Projects
YELLOW CHAIR STORIES
What does it mean to belong to a place – socially, geographically and emotionally? Having lived in London for just under a year, Anab explored this question through a series of cultural probes that were distributed to friends and willing strangers.
One of the objects in her probe pack was a “Wanted: ______” card, which she distributed to participants, asking them to fill the gap with the thing they most wanted for their neighbourhood.
One participant wanted “neighbours”, while another wanted the “password for a 4Mbps wireless network”. At this point, the only potential neighbour Anab knew was the “user” who often shared music through her open wireless internet connection and iTunes. She tried to initiate ‘iTunes conversations’ with this person through her shared playlists, but got no response.
Inspired by feedback from her participants, as well as the banyan tree and tea stalls of South Asia, and the shared yellow bicycles of Helsinki and Portland, she decided to try and foster a community-of-presence by opening her home WiFi to neighbours and passers-by.
“My Wi-Fi network is open for neighbours and passers-by. Free access from the yellow chair.”
By placing this sign and a yellow chair outside her house, she conducted a live service design intervention – effectively extending the boundaries of her home to encompass the reach of the wireless network.
This grassroots design approach illustrates how wireless technologies could recreate transient spaces at the threshold of the public and the private, the physical and the electronic.
The film ‘Yellow Chair Stories’ documents this experiment:
Providing a hub for information exchange and transient encounters with strangers, this project prefigured the roll-out of USB dead drops, stimulating conversation and debate. Building on participant feedback, she began to iterate a series of soft services and shared community resources.
The project received an incredible response from communities and people across the world, and Anab sent the sign for the project to be replicated in Chicago, New Mexico, Kenya, and Germany.
Yellow Chair San Jose, ISEA 2006
For ISEA 2006, Anab collaborated with Tom Jenkins to propose ‘Yellow Chair San Jose’, developing the ’Yellow Chair Stories’ project further in the context of that hub of technology and commerce. Using several communication strategies in advance of the conference, they created a local network between a local household in San Jose and a roaming yellow chair based on free wifi in the city’s downtown district.

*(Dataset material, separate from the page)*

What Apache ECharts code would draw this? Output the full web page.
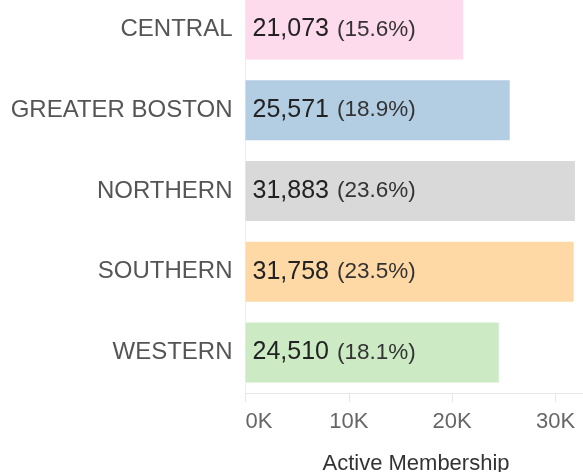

Two chairs sat in the path of directional antennas, creating a spatial, almost tangible space of connectivity. The two nodes communicated with each other through a central server, exchanging files, conversations and services.
People who sat on the chairs accessed both the web and the yellow chair network, sharing music, giving ideas to the Mayor, posting photographs and having intimate conversations.
The project was even covered at Worldchanging.com, who described the project as addressing:
‘some fundamental cultural issues around shared products and services, walkshed technologiesand the practice neighborliness in an alienated age. These are increasingly global concerns, as co-designer Anab Jain explained in an interview with Regine, “The yellow chair project/service attempted to rediscover and invent informal meeting spaces for our evolving Wi-Fi landscape, inspired by the banyan tree and the tea stalls in India, which are active hubs for information exchange and transient encounters.’